Simply defined, populism is the rebellion of the common man against the outsiders. This vague definition reflects the reality that there are populists of numerous different political persuasions; at its heart, populism is a strategy, not an ideology. Populism is dangerous because its antagonistic framework prevents proper dialogue between different groups; to compromise allows a morally inferior group to force its views on the people.
Populism frequently accompanies US political movements. The Tea Party, Andrew Jackson’s war on the bank, Occupy Wall Street, Bernie Sanders’ campaign and the Trump campaign all had populist elements. Now, a set of democratic socialists are employing populist tactics, and the U.S. Immigration and Customs Enforcement (ICE) is their latest target. The movement to end ICE is causing some division within Christian communities in the US. Some religious groups are joining the movement to put an end to ICE. Opened in March 2003, ICE was established under the newly commissioned Department of Homeland Security to enforce security at the border in response to the 9/11 attacks. The primary goal of the organization is to stop criminal immigrants from entering the United States and find those already residing within its borders. Over the years, ICE has grown, like any government organization does, to exert a greater influence over the population. During his campaign, Trump put a new spotlight on ICE by focusing on illegal immigration as his top priority to “Make America Great Again.” Few dispute Trump’s populist tendencies, and when it concerns immigration, the oppressors in his mind are criminals coming into the country to rape, murder and rob the American people. Some on the left are now using a populist narrative against him on the same issue.
Alexandria Ocasio-Cortez, for example, is gaining quite the following among democratic socialists. Miss Ocasio-Cortez won the Democratic nomination in her district, largely on the promise that she will abolish ICE. After her success, other democratic socialists painted a picture of ICE as the American Gestapo. According to the left, minority families are in danger due to ICE’s “family splitting” policy.
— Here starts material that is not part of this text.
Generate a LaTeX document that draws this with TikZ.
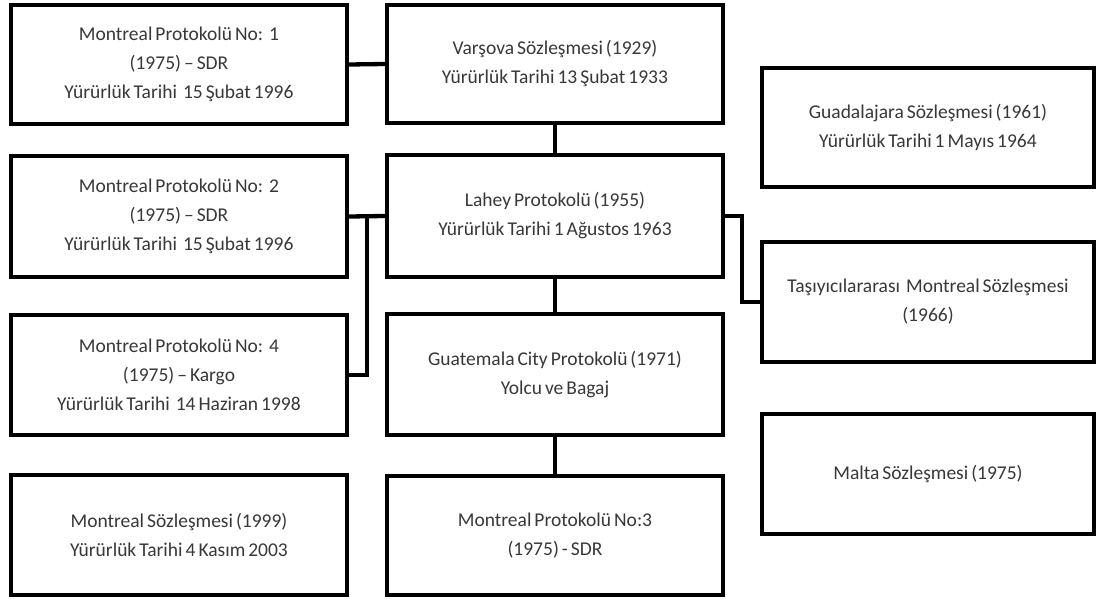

Even after the Trump administration amended its policies on illegal immigration to dispel the public relations nightmare, the abolish ICE movement continues to grow and is becoming mainstream in this midterm election cycle. Immigrants, regardless of their legal status, have become a part of “the people” within the left’s populist narrative and ICE is “the enemy.”
It is no secret that Donald Trump takes a harsher stance on immigration than some of his predecessors; however, previous Presidents from both parties have not ignored the issue. The Obama administration instructed ICE to concentrate its efforts on illegal immigrants engaged in further illegal activity and recent arrivals, but the Trump administration has taken a far more aggressive stance from the very beginning. The issue with Trump’s policy, which the left is exploiting, is that many of these immigrants have been here for years; many view them as Americans.
Additionally, some immigrants’ children have never known another homeland. Certainly very few people assert that illegal families have immigrated properly; many Democrat voters want more border security. However, the “Abolish ICE” supporters believe the organization is repressing “the people” with fear and must be stopped. In many ways, this rhetoric mirrors arguments Trump uses to garner support. He regularly accuses the IRS, the media, the FBI, etc., of violating the people’s rights.
The left simply shifted Trump’s populist rhetoric to make ICE the enemy because many on the left truly believe it is keeping order through fear and oppression. This narrative fits neatly into the usual people vs. outsiders framework used by populists throughout history. Both Trump and his opponents use populist rhetoric to promote opposing ideas on immigration because populism is too thin an ideology to exist on its own. It remains to be seen how much vilifying ICE will help the democratic socialist movement in the long run; however, this movement may have shed light on an important issue because the institution of the family is vital to a healthy society and no one should fear government abuse. Certainly, Americans need to respect the rule of law. There are systems in the US to change the law if need be, but people have a moral obligation to follow the laws of their governments.
That being said, rule of law does not mean that people should not look for solutions to injustice. If ICE is truly abusing human rights, which extend to all people, not just Americans, something must be done. It would be foolish to ignore a possible abuse of human rights in the US system, but populist rhetoric will only divide the American people. The Acton Institute seeks to promote a free and virtuous society through open discourse and education. Populist rhetoric from either side of the political spectrum threatens liberty by asserting that one ideology must triumph above the rest to establish prosperity Following this line of thinking will lead to the corruption of leaders, no matter how virtuous. Hopefully, the call for justice leads to a productive look at ICE’s policies instead of further division in the US. Unfortunately, populists do not usually seek reconciliation with ideological opponents.